Há, hoje em dia, uma revisão na historiografia referente ao período da ditadura militar brasileira? Algum dado novo sobre a ação de religiosos como Dom Hélder?

No momento várias pesquisas estão em andamento. Mas inúmeros arquivos do Regime Militar, da Igreja Católica no Brasil e do Vaticano ainda não são acessíveis aos pesquisadores e ao público. Nos próximos anos, talvez décadas, provavelmente serão divulgadas novas informações que podem levar a novas interpretações de um período tão conturbado da história do Brasil e da Igreja Católica.

Para concluir: como o senhor avalia o trabalho de Dom Hélder pela paz e pela não-violência? O que o exemplo dele pode representar para a sociedade de hoje?
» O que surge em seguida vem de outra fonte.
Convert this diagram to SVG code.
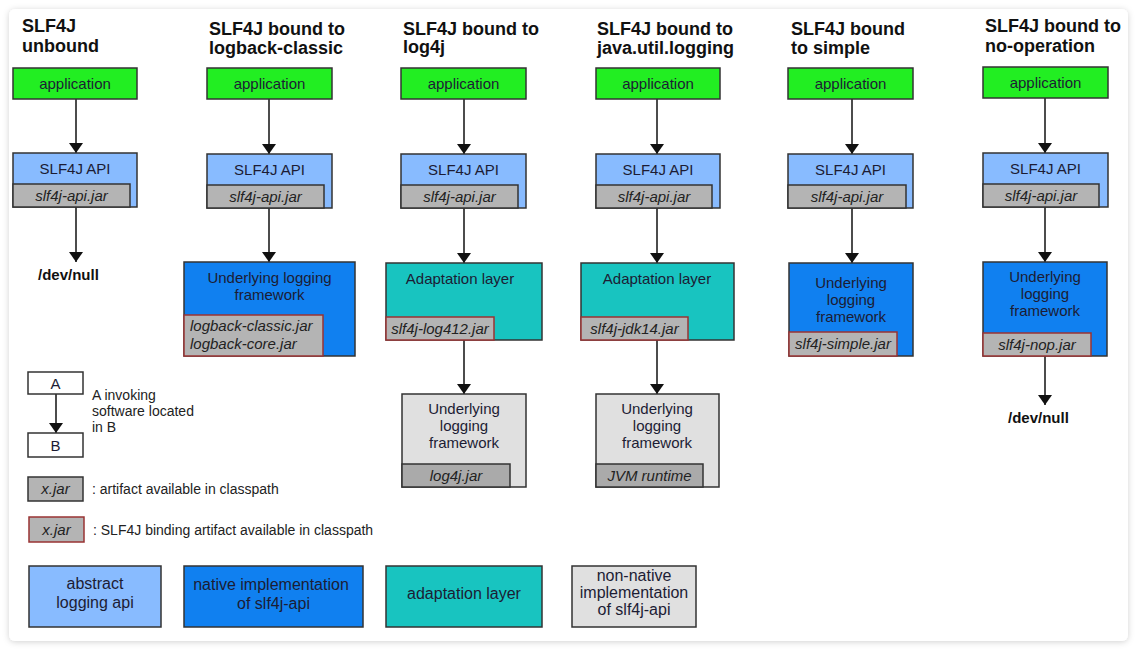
<svg xmlns="http://www.w3.org/2000/svg" width="1137" height="650" viewBox="0 0 1137 650">
<style>
text{font-family:"Liberation Sans",Arial,sans-serif;fill:#1c1c34}
.t{font-weight:bold;font-size:18px;fill:#111}
.n{font-size:15px;text-anchor:middle}
.lg{font-size:16px;text-anchor:middle}
.j{font-size:15px;font-style:italic;text-anchor:middle;fill:#222}
.jl{font-size:15px;font-style:italic;fill:#222}
.l{font-size:14px;fill:#222}
.dn{font-weight:bold;font-size:15px;fill:#111}
.box{stroke:#333;stroke-width:1.5}
.app{fill:#22ee22}
.api{fill:#88bbff}
.nat{fill:#1080f0}
.ada{fill:#18c4c0}
.non{fill:#e0e0e0}
.jar{fill:#b4b4b4;stroke:#333;stroke-width:1.5}
.jar2{fill:#aaaaaa;stroke:#333;stroke-width:1.5}
.bind{fill:#b4b4b4;stroke:#993333;stroke-width:1.5}
.wh{fill:#fff}
.c line{stroke:#111;stroke-width:1.5;marker-end:url(#ah)}
</style>
<defs>
<marker id="ah" viewBox="0 0 10 14" refX="10" refY="7" markerWidth="10" markerHeight="14" markerUnits="userSpaceOnUse" orient="auto">
<path d="M0,0 L10,7 L0,14 z" fill="#111"/>
</marker>
<filter id="sh" x="-5%" y="-5%" width="110%" height="110%">
<feDropShadow dx="0" dy="1" stdDeviation="3" flood-color="#000" flood-opacity="0.18"/>
</filter>
</defs>
<rect width="1137" height="650" fill="#ffffff"/>
<rect x="9" y="9" width="1119" height="632" rx="6" fill="#fff" filter="url(#sh)"/>

<g id="titles">
<text class="t" x="22" y="32">SLF4J</text><text class="t" x="22" y="52">unbound</text>
<text class="t" x="209" y="35">SLF4J bound to</text><text class="t" x="209" y="54">logback-classic</text>
<text class="t" x="403" y="35">SLF4J bound to</text><text class="t" x="403" y="53">log4j</text>
<text class="t" x="597" y="35">SLF4J bound to</text><text class="t" x="597" y="54">java.util.logging</text>
<text class="t" x="791" y="35">SLF4J bound</text><text class="t" x="791" y="54">to simple</text>
<text class="t" x="985" y="32">SLF4J bound to</text><text class="t" x="985" y="52">no-operation</text>
</g>

<g class="c" id="connectors">
<line x1="76" y1="99" x2="76" y2="153"/>
<line x1="76" y1="207" x2="76" y2="262"/>
<line x1="269" y1="99" x2="269" y2="154"/>
<line x1="269" y1="208" x2="269" y2="262"/>
<line x1="464" y1="99" x2="464" y2="154"/>
<line x1="464" y1="208" x2="464" y2="263"/>
<line x1="464" y1="340" x2="464" y2="394"/>
<line x1="657" y1="99" x2="657" y2="154"/>
<line x1="657" y1="208" x2="657" y2="263"/>
<line x1="657" y1="340" x2="657" y2="394"/>
<line x1="852" y1="99" x2="852" y2="154"/>
<line x1="852" y1="208" x2="852" y2="263"/>
<line x1="1045" y1="98" x2="1045" y2="153"/>
<line x1="1045" y1="207" x2="1045" y2="262"/>
<line x1="1045" y1="356" x2="1045" y2="405"/>
<line x1="56" y1="394" x2="56" y2="433"/>
</g>

<g id="c1-app"><rect class="box app" x="13" y="68" width="124" height="31"/><text class="n" x="75" y="89">application</text></g>
<g id="c1-api"><rect class="box api" x="13" y="153" width="124" height="54"/><text class="n" x="75" y="174">SLF4J API</text><rect class="jar" x="13" y="184" width="117" height="23"/><text class="j" x="71.5" y="201">slf4j-api.jar</text></g>
<g id="c1-null"><text class="dn" x="38" y="280">/dev/null</text></g>

<g id="c2-app"><rect class="box app" x="207" y="68" width="125" height="31"/><text class="n" x="269.5" y="89">application</text></g>
<g id="c2-api"><rect class="box api" x="207" y="154" width="125" height="54"/><text class="n" x="269.5" y="175">SLF4J API</text><rect class="jar" x="207" y="185" width="117" height="23"/><text class="j" x="265.5" y="202">slf4j-api.jar</text></g>
<g id="c2-ul"><rect class="box nat" x="184" y="262" width="171" height="94"/><text class="n" x="269.5" y="283">Underlying logging</text><text class="n" x="269.5" y="300">framework</text><rect class="bind" x="184" y="315" width="139" height="41"/><text class="jl" x="190" y="331">logback-classic.jar</text><text class="jl" x="190" y="349">logback-core.jar</text></g>

<g id="c3-app"><rect class="box app" x="401" y="68" width="125" height="31"/><text class="n" x="463.5" y="89">application</text></g>
<g id="c3-api"><rect class="box api" x="401" y="154" width="125" height="54"/><text class="n" x="463.5" y="175">SLF4J API</text><rect class="jar" x="401" y="185" width="117" height="23"/><text class="j" x="459.5" y="202">slf4j-api.jar</text></g>
<g id="c3-ada"><rect class="box ada" x="386" y="263" width="156" height="77"/><text class="n" x="460" y="284">Adaptation layer</text><rect class="bind" x="386" y="317" width="108" height="23"/><text class="j" x="440" y="334">slf4j-log412.jar</text></g>
<g id="c3-ul"><rect class="box non" x="402" y="394" width="124" height="93"/><text class="n" x="464" y="414">Underlying</text><text class="n" x="464" y="431">logging</text><text class="n" x="464" y="448">framework</text><rect class="jar2" x="402" y="464" width="108" height="23"/><text class="j" x="456" y="481">log4j.jar</text></g>

<g id="c4-app"><rect class="box app" x="596" y="68" width="124" height="31"/><text class="n" x="658" y="89">application</text></g>
<g id="c4-api"><rect class="box api" x="596" y="154" width="124" height="54"/><text class="n" x="658" y="175">SLF4J API</text><rect class="jar" x="596" y="185" width="116" height="23"/><text class="j" x="654" y="202">slf4j-api.jar</text></g>
<g id="c4-ada"><rect class="box ada" x="581" y="263" width="153" height="77"/><text class="n" x="657" y="284">Adaptation layer</text><rect class="bind" x="581" y="317" width="107" height="23"/><text class="j" x="634.5" y="334">slf4j-jdk14.jar</text></g>
<g id="c4-ul"><rect class="box non" x="596" y="394" width="123" height="93"/><text class="n" x="657" y="414">Underlying</text><text class="n" x="657" y="431">logging</text><text class="n" x="657" y="448">framework</text><rect class="jar2" x="596" y="464" width="107" height="23"/><text class="j" x="649.5" y="481">JVM runtime</text></g>

<g id="c5-app"><rect class="box app" x="788" y="68" width="125" height="31"/><text class="n" x="850.5" y="89">application</text></g>
<g id="c5-api"><rect class="box api" x="788" y="154" width="125" height="54"/><text class="n" x="850.5" y="175">SLF4J API</text><rect class="jar" x="788" y="185" width="118" height="23"/><text class="j" x="847" y="202">slf4j-api.jar</text></g>
<g id="c5-ul"><rect class="box nat" x="789" y="263" width="124" height="93"/><text class="n" x="851" y="288">Underlying</text><text class="n" x="851" y="305">logging</text><text class="n" x="851" y="322">framework</text><rect class="bind" x="789" y="332" width="108" height="24"/><text class="j" x="843" y="349">slf4j-simple.jar</text></g>

<g id="c6-app"><rect class="box app" x="983" y="67" width="125" height="31"/><text class="n" x="1045.5" y="88">application</text></g>
<g id="c6-api"><rect class="box api" x="983" y="153" width="125" height="54"/><text class="n" x="1045.5" y="174">SLF4J API</text><rect class="jar" x="983" y="184" width="116" height="23"/><text class="j" x="1041" y="201">slf4j-api.jar</text></g>
<g id="c6-ul"><rect class="box nat" x="983" y="262" width="124" height="94"/><text class="n" x="1045" y="282">Underlying</text><text class="n" x="1045" y="299">logging</text><text class="n" x="1045" y="316">framework</text><rect class="bind" x="983" y="333" width="108" height="23"/><text class="j" x="1037" y="350">slf4j-nop.jar</text></g>
<g id="c6-null"><text class="dn" x="1008" y="423">/dev/null</text></g>

<g id="legend-a"><rect class="box wh" x="28" y="372" width="55" height="22"/><text class="n" x="55.5" y="389">A</text></g>
<g id="legend-b"><rect class="box wh" x="28" y="433" width="55" height="24"/><text class="n" x="55.5" y="451">B</text></g>
<g id="legend-ab-text"><text class="l" x="92" y="400">A invoking</text><text class="l" x="92" y="416">software located</text><text class="l" x="92" y="432">in B</text></g>
<g id="legend-jar"><rect class="jar" x="28" y="477" width="55" height="24"/><text class="j" x="55.5" y="494">x.jar</text><text class="l" x="92" y="494">: artifact available in classpath</text></g>
<g id="legend-bind"><rect class="bind" x="29" y="517" width="55" height="25"/><text class="j" x="56.5" y="535">x.jar</text><text class="l" x="93" y="535">: SLF4J binding artifact available in classpath</text></g>

<g id="legend-abstract"><rect class="box api" x="29" y="566" width="132" height="61"/><text class="lg" x="95" y="589">abstract</text><text class="lg" x="95" y="608">logging api</text></g>
<g id="legend-native"><rect class="box nat" x="184" y="566" width="179" height="61"/><text class="lg" x="271" y="590">native implementation</text><text class="lg" x="273.5" y="609">of slf4j-api</text></g>
<g id="legend-adapt"><rect class="box ada" x="386" y="566" width="156" height="61"/><text class="lg" x="464" y="599">adaptation layer</text></g>
<g id="legend-nonnative"><rect class="box non" x="572" y="566" width="124" height="61"/><text class="lg" x="634" y="581">non-native</text><text class="lg" x="634" y="598">implementation</text><text class="lg" x="634" y="615">of slf4j-api</text></g>
</svg>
Como exemplo deixado por Dom Hélder, esta a sua capacidade de dialogar e conviver com pessoas e grupos políticos que o consideravam um adversário político. Também a sua firmeza para denunciar os desmandos das corporações de empresas multinacionais, e para propor mudanças profundas na estrutura da Igreja Católica. Ao mesmo tempo ele deixou o exemplo de sua serenidade na busca do entendimento através de uma atuação política pacífica. Hoje quando propomos o respeito às diferenças e a tolerância nas relações sociais não estamos apresentando nenhuma novidade em relação ao discurso e à prática de  Dom Hélder nas décadas de 1960 e 1970.  Ele soube preservar e nos transmitir estes valores que hoje animam os espíritos mais generosos e comprometidos com a busca de uma sociedade justa, democrática e igualitária.